This is the most complete book of guitar scales and arpeggios ever written.
It's truly massive: more than 400 large pages packed with diagrams, analysis and explanations. Of course it includes all the basic, common scales you need to play rock, blues, jazz and so on, but also a vast number of exotic resources for you to experiment with and use to develop your own unique sounds. Many of these have never or hardly ever been used before.
A very thorough chapter on scale theory is also included.
This book is divided into three parts. The ﬁrst part, covering chapters 1 to 4, is a detailed study of arpeggio patterns and an introduction to the study of scales. It covers a lot more than most guitarists know about scales, but it’s really just the beginning. The second and third parts present a huge number of scales, most of which have never had their ﬁngering diagrams published. This collection is unique in the literature of the guitar or, as far as the author knows, among music books in general.
If you’re a beginner, take the material in the ﬁrst part slowly and supplement it with intensive listening to the kind of music you want to play. You may also want to add a book of ‘licks’ or transcribed solos to help you apply the theoretical material in this book to the musical style that interests you. This book provides the raw material; it’s up to you to ﬁgure out how to turn it into music, and diﬀerent musicians have done that in diﬀerent ways down the centuries.
Advanced players will mostly be interested in the second and third parts. Use them as a source of inspiration: dip in more or less at random to ﬁnd new and unusual sounds. This part of the book isn’t intended to be read as a course but to act as a reference book that will hopefully inspire you to get out of a rut whenever you ﬁnd yourself in one.
Basic Scale Theory
This chapter introduces the basic theoretical ideas behind the study of scales. The reader may already have met most of the terms introduced in this chapter, although perhaps without clearly seeing how they all ﬁt together. Some of this chapter is quite theoretical; it’s not essential to understand everything here in order to use the rest of the book, but it will certainly help.
Pitches, Notes, Pitch Classes and Intervals
We all know that pitches can be very low or very high; the pitches we can hear range from the deep rumble of a lorry driving past to the most piercing whistle. We can imagine pitch as being a continuous, smooth slope from low to high. Pitches are measured in hertz (Hz), a number that describes where on the slope they are; an average person can hear any pitch that lies between about 16Hz and about 16,000Hz.
Musicians, though, almost never think about the pitches they’re playing in these terms. The reason for this is that we don’t use the full range of possibilities in ordinary music-making. Instead, we’ve chosen certain speciﬁc pitches and called them ‘notes’. Think of the way a piano keyboard is divided up into distinct keys, rather than being a smooth surface. The keys are notes, which are those particular pitches we’ve chosen to form our musical system. Other cultures use other notes and some use none at all, but we’ll only be concerned with the notes on the piano in this book.

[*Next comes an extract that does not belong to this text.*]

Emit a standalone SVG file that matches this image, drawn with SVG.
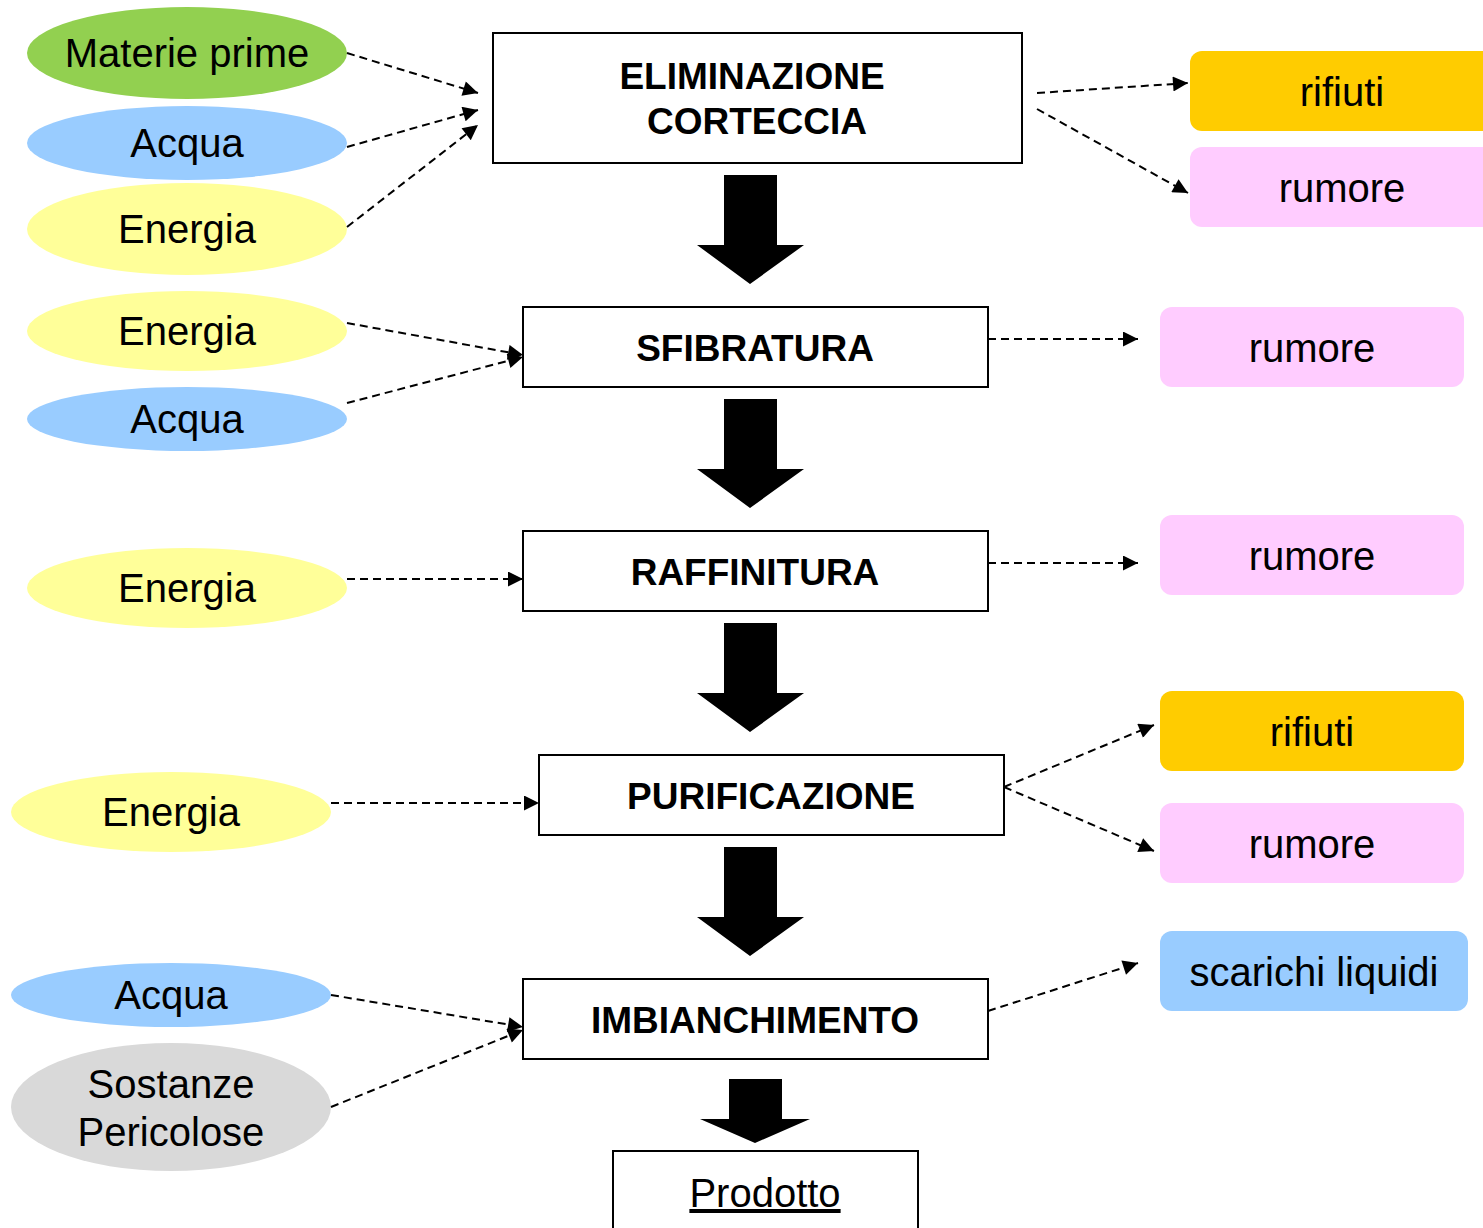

The guitar fretboard is more or less the same as a piano keyboard: the frets prevent us, usually, from playing any pitches except the ones we call ‘notes’. Guitarists can get around this by bending the string or using a slide, but we still use the notes as reference-points in most music. A violin’s ﬁngerboard is smooth, but that just means that violinists have to practice very hard to ‘play in tune’ – that is, to be able to play the pitches that our music recognises as ‘proper notes’.
Now, it so happens that there’s an acoustic phenomenon that causes one pitch that’s exactly half or double another one to sound oddly similar to it. For example, if we play the pitch 400Hz, the pitches 800Hz (2×400), 1600Hz (2×800) and so on sound strongly ‘in agreement’ with it. So much so, in fact, that we give them all the same name. So the note on your open sixth string is called ‘E’, and so is the note at the second fret of the fourth string, even though it’s obviously not the same pitch. The same goes for the open ﬁrst string; its pitch is four times the pitch of the bottom string, and so it’s called ‘E’ as well.